Check the serial number on the block to determine what year the engine is. Just because it has no generator and someone added a starter does not mean it is earlier than '19. Cheapskates like me could order a car without a starter right up until the end of production. Does it have the boss for a generator that is blocked off?
There is not sign that there was a generator it doesn't have the piece that the generator would bolt to.
When did the ignition key move from the coil box to the dash?
Richard, while I'd like to recommend posting pics of all of your question areas, it seems sometimes around here you can ask ten people and get twelve different answers. Instead what I recommend is hooking up with someone who knows their way around black-era coupes and emailing them pics and questions directly.
Oh Tim. Thats no fun
Model T Ford, coupes, and coupelets. Really very simple. However, there has been a TREMENDOUS amount of misinformation over the years, and, as a result, literally hundreds (more likely thousands) have been misidentified.

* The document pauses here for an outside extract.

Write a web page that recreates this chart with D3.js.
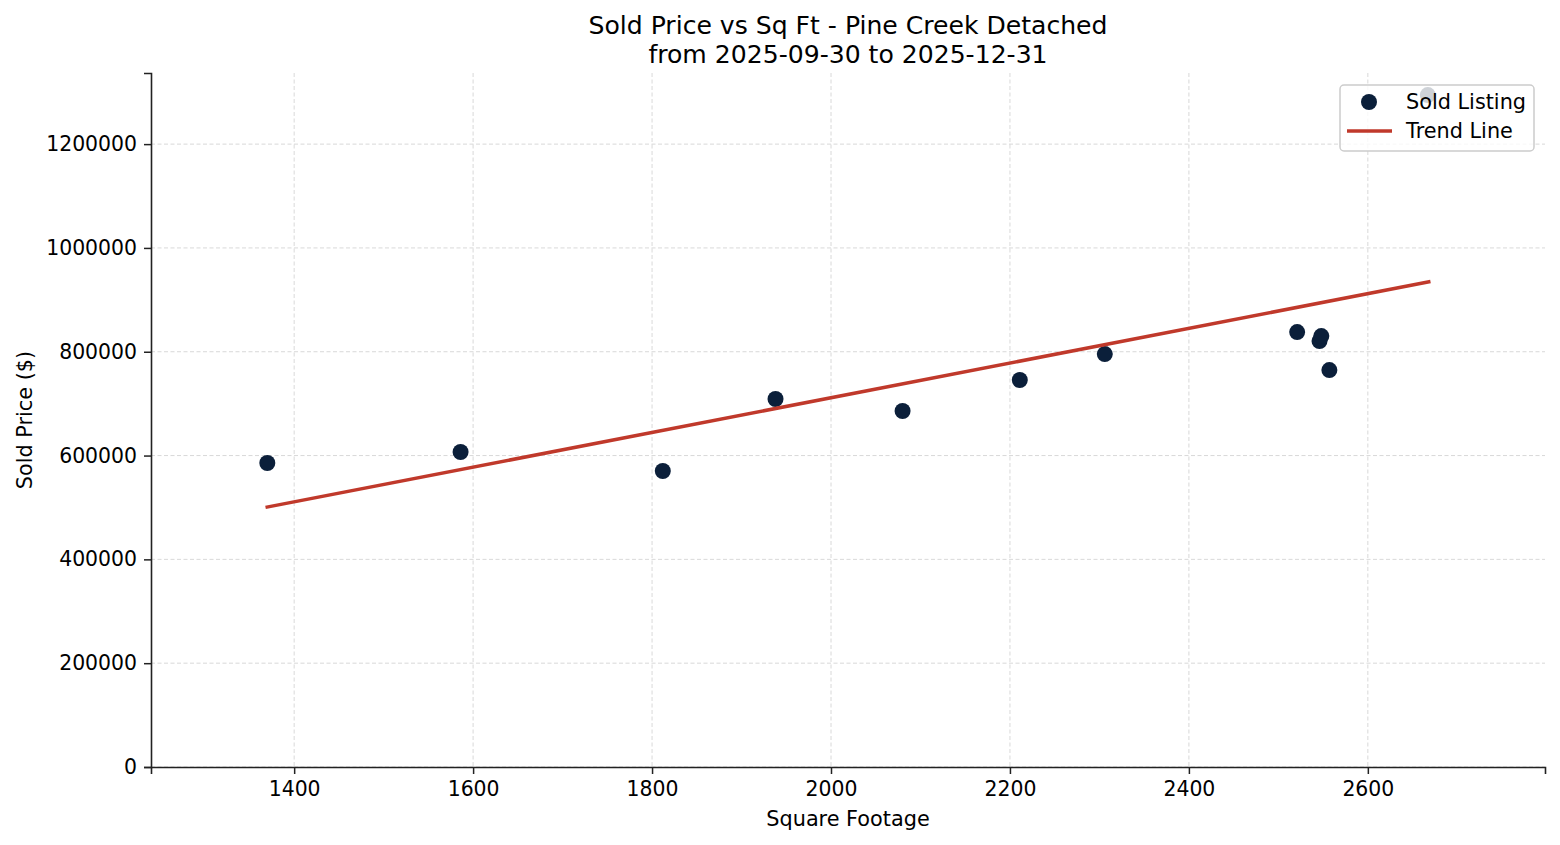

Many of those, have been improperly restored because they were believed to be a year that they absolutely were not.
First. Calendar year and model year are NOT the same thing. Cars, generally speaking, SHOULD be referred to by their MODEL year, regardless of what month they may have been manufactured in the previous calendar year. (The Horseless Carriage Club and a few other marques between 1915 and '16 are among the few MAYBE exceptions.)
1915 (beginning about September '14), 1916, and early black era 1917 couplets had convertible tops with roll-up (actually "lift-up") windows in the doors.
MOST 1917, and 1918, couplets were fixed roof cars. These came in at least three major variations (differences in how the body and roof were assembled, as well as a major difference in one version's roof lines). The special feature these all had, was that the door windows rolled (dropped) into the doors, while the rear side windows also lifted in and out of the body, and had a "removable" center pillar which when removed (with the windows down) left an open (pillar-less) side.
While other marques also offered similar styled coupes, and even sedans, over several years, Ford only offered this characteristic for less than two years, 1917 and 1918.
1919. A year of major change. The electric starter was coming to the Ford automobile! Production was speeding up, prices were dropping, and bodies were being simplified, and standardized.
Early in the 1919 model year (late calendar 1918), the coupe became the common version we see so many of (and love every one!). But the starter wasn't quite ready for Ford production. The earliest '19s had no starter. And for the coupes and sedans, are the ONLY ones that correctly had oil side-lamps and tail-lamp.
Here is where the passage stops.